Required work
Write out the listing, please, but only from its first line through the line containing "plt.rcParams['font.family'] = ['Liberation", exactly as given and without pictures.

Dataset extract
• • •

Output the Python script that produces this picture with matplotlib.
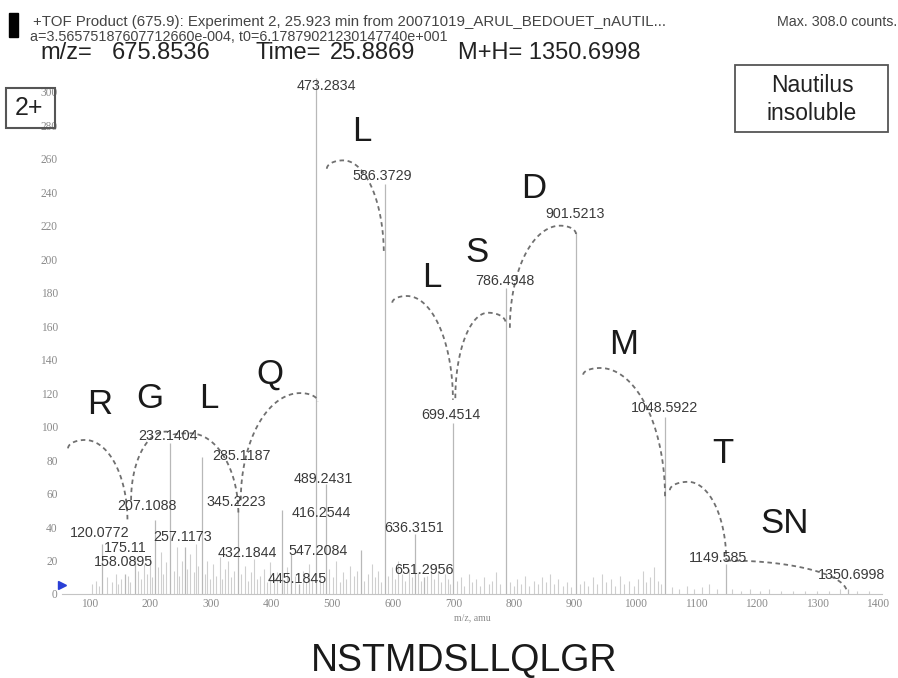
import numpy as np
import matplotlib.pyplot as plt
from matplotlib.patches import Rectangle

plt.rcParams['font.family'] = ['Liberation Sans', 'DejaVu Sans']

# labelled fragment ions
peak_mz = [120.0772, 158.0895, 175.11, 207.1088, 232.1404, 257.1173, 285.1187, 345.2223,
           416.2544, 432.1844, 445.1845, 473.2834, 489.2431, 547.2084, 586.3729, 636.3151,
           651.2956, 699.4514, 786.4948, 901.5213, 1048.5922, 1149.585, 1350.6998]
peak_counts = [30, 12, 22, 44, 90, 28, 82, 50, 50, 24, 6, 308, 66, 26, 245, 36,
               10, 102, 183, 216, 106, 18, 3]
peak_labels = ["120.0772", "158.0895", "175.11", "207.1088", "232.1404", "257.1173",
               "285.1187", "345.2223", "416.2544", "432.1844", "445.1845", "473.2834",
               "489.2431", "547.2084", "586.3729", "636.3151", "651.2956", "699.4514",
               "786.4948", "901.5213", "1048.5922", "1149.585", "1350.6998"]

# unlabelled background peaks
noise_mz = [104, 110, 115, 129, 136, 143, 147, 152, 163, 166,
            180, 184, 189, 194, 199, 203, 213, 217, 221, 226, 238, 243, 247, 252, 261,
            266, 271, 275, 279, 290, 294, 299,
            303, 308, 314, 318, 323, 328, 333, 338, 350, 356, 361, 366, 371, 376, 381,
            387, 392, 398, 403, 409, 421, 426, 438, 451, 457, 462, 467,
            479, 484, 495, 501, 506, 512, 518, 523, 530, 536, 541, 553, 559, 565, 570,
            576, 581, 592, 598, 604, 609, 615, 620, 626, 631, 642, 646, 657, 663, 668,
            674, 680, 686, 691, 695,
            706, 712, 718, 725, 731, 737, 744, 750, 758, 764, 770, 776, 793, 799, 805,
            812, 818, 825, 832, 840, 846, 852, 860, 866, 873, 880, 887, 894, 908, 915,
            922, 930, 937, 945, 952, 960, 967, 975, 982, 990, 997,
            1005, 1012, 1018, 1025, 1031, 1037, 1043,
            1060, 1072, 1085, 1097, 1110, 1122, 1135, 1160, 1175, 1190, 1205, 1220,
            1240, 1260, 1280, 1300, 1320, 1337, 1365, 1385]
noise_counts = [6, 8, 5, 10, 7, 12, 6, 9, 11, 7,
                14, 9, 18, 12, 22, 10, 16, 25, 12, 19, 14, 28, 11, 20, 15,
                24, 13, 30, 17, 12, 20, 9,
                18, 11, 22, 9, 15, 20, 10, 14, 12, 17, 8, 13, 21, 9, 11,
                15, 7, 19, 10, 13, 8, 16, 11, 14, 7, 18, 9,
                12, 8, 15, 10, 20, 7, 13, 9, 17, 11, 14, 8, 12, 18, 10,
                14, 7, 11, 16, 9, 20, 12, 8, 15, 10, 13, 8, 11, 17, 9,
                14, 7, 12, 9, 6,
                8, 10, 5, 12, 7, 9, 5, 10, 6, 8, 13, 6, 7, 5, 9,
                6, 11, 5, 8, 6, 10, 7, 12, 6, 9, 5, 7, 4, 6, 8,
                5, 10, 6, 12, 7, 9, 5, 11, 6, 8, 5,
                9, 14, 7, 10, 16, 8, 6,
                4, 3, 5, 3, 4, 6, 3, 3, 2, 3, 2, 3,
                2, 2, 2, 2, 2, 3, 2, 2]

# sequence ladder: residue and the arc (start, apex, end) joining two ions
residues = ["R", "G", "L", "Q", "L", "L", "S", "D", "M", "T", "SN"]
arc_start = [(64, 87), (168, 56), (238, 95), (349, 56), (491, 254), (599, 174),
             (703, 117), (793, 159), (914, 131), (1057, 62), (1151, 20)]
arc_apex = [(92, 92), (225, 97), (265, 96), (447, 120), (518, 259), (623, 178),
            (757, 168), (876, 220), (942, 135), (1087, 67), (1151, 20)]
arc_end = [(162, 44), (232, 96), (345, 48), (476, 115), (585, 203), (699, 116),
           (786, 162), (902, 215), (1049, 58), (1150, 20), (1349, 1)]
residue_xy = [(116, 113), (199, 117), (297, 117), (397, 131), (549, 276), (665, 189),
              (739, 204), (833, 242), (980, 149), (1145, 84), (1247, 42)]

# label nudges in pixels so they don't collide
label_offsets = [(-2, 11), (-2, 12), (-10, 9), (-8, 14), (-2, 7), (-2, 10), (39, 1),
                 (-2, 8), (40, -3), (-44, 1), (-2, 5), (10, -8), (-2, 5), (-43, -1),
                 (-2, 8), (-1, 6), (0, 7), (-2, 8), (-1, 7), (-1, 18), (0, 9), (-8, 6),
                 (4, 14)]

W, H = 898, 678


def fpos(x, y):
    return x / W, 1 - y / H


def arc_points(p0, pa, p1, n=40):
    t = np.linspace(0, np.pi / 2, n)
    x_up = pa[0] - (pa[0] - p0[0]) * np.cos(t)
    y_up = p0[1] + (pa[1] - p0[1]) * np.sin(t)
    x_dn = pa[0] + (p1[0] - pa[0]) * np.sin(t)
    y_dn = p1[1] + (pa[1] - p1[1]) * np.cos(t)
    return np.r_[x_up, x_dn], np.r_[y_up, y_dn]


fig = plt.figure(figsize=(W / 100, H / 100), dpi=100)
ax = fig.add_axes([62 / W, 84 / H, 820 / W, 519 / H])

ax.vlines(noise_mz, 0, noise_counts, color="#cfcfcf", lw=0.8)
ax.vlines(peak_mz, 0, peak_counts, color="#b8b8b8", lw=0.9)

for mz, c, lab, off in zip(peak_mz, peak_counts, peak_labels, label_offsets):
    ax.annotate(lab, (mz, c), xytext=off, textcoords="offset pixels",
                ha="center", va="center", fontsize=10.3, color="#3a3a3a",
                annotation_clip=False)

for res, p0, pa, p1, xy in zip(residues, arc_start, arc_apex, arc_end, residue_xy):
    xs, ys = arc_points(p0, pa, p1)
    ax.plot(xs, ys, color="#707070", lw=1.3, ls=(0, (2.5, 2)), clip_on=False)
    ax.text(xy[0], xy[1], res, ha="center", va="center", fontsize=25, color="#1a1a1a")

# precursor marker at the left of the baseline
ax.plot([0.0], [0.018], marker=">", color="#2a3fd6", ms=6, transform=ax.transAxes,
        clip_on=False)

ax.set_xlim(54, 1407)
ax.set_ylim(0, 310)
ax.set_xticks(range(100, 1401, 100))
ax.set_yticks(range(0, 301, 20))
for s in ["top", "right", "left"]:
    ax.spines[s].set_visible(False)
ax.spines["bottom"].set_color("#c4c4c4")
ax.tick_params(length=0, labelsize=8.3, labelcolor="#8a8a8a", pad=3)
for t in ax.get_xticklabels() + ax.get_yticklabels():
    t.set_fontfamily("Liberation Serif")
ax.set_xlabel("m/z, amu", fontsize=7, color="#8a8a8a", labelpad=2,
              fontfamily="Liberation Serif")

# header
fig.add_artist(Rectangle(fpos(9, 37), 9 / W, 24 / H, color="black",
                         transform=fig.transFigure))
fig.text(*fpos(33, 22), "+TOF Product (675.9): Experiment 2, 25.923 min from "
         "20071019_ARUL_BEDOUET_nAUTIL...", fontsize=10.8, color="#444444", va="center")
fig.text(*fpos(30, 37), "a=3.56575187607712660e-004, t0=6.17879021230147740e+001",
         fontsize=10.4, color="#444444", va="center")
fig.text(*fpos(897, 22), "Max. 308.0 counts.", fontsize=10.3, color="#444444",
         va="center", ha="right")
fig.text(*fpos(40, 53), "m/z=", fontsize=17, color="#222222", va="center")
fig.text(*fpos(112, 53), "675.8536", fontsize=17, color="#222222", va="center")
fig.text(*fpos(255, 53), "Time=", fontsize=17, color="#222222", va="center")
fig.text(*fpos(330, 53), "25.8869", fontsize=17, color="#222222", va="center")
fig.text(*fpos(458, 53), "M+H= 1350.6998", fontsize=17, color="#222222", va="center")

# boxed tags
fig.add_artist(Rectangle(fpos(6, 128), 49 / W, 40 / H, fill=False, ec="#555555",
                         lw=1.5, transform=fig.transFigure))
fig.text(*fpos(29, 108), "2+", fontsize=18, color="#222222", ha="center", va="center")
fig.add_artist(Rectangle(fpos(735, 132), 153 / W, 67 / H, fill=False, ec="#555555",
                         lw=1.3, transform=fig.transFigure))
fig.text(*fpos(812, 86), "Nautilus", fontsize=16.5, color="#222222", ha="center",
         va="center")
fig.text(*fpos(812, 113), "insoluble", fontsize=16.5, color="#222222", ha="center",
         va="center")

fig.text(*fpos(464, 661), "NSTMDSLLQLGR", fontsize=27, color="#1a1a1a", ha="center",
         va="center")

fig.savefig("out.png", dpi=100)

• • •

Exercise solution
Output the Python script that produces this picture with matplotlib.
import numpy as np
import matplotlib.pyplot as plt
from matplotlib.patches import Rectangle

plt.rcParams['font.family'] = ['Liberation Sans', 'DejaVu Sans']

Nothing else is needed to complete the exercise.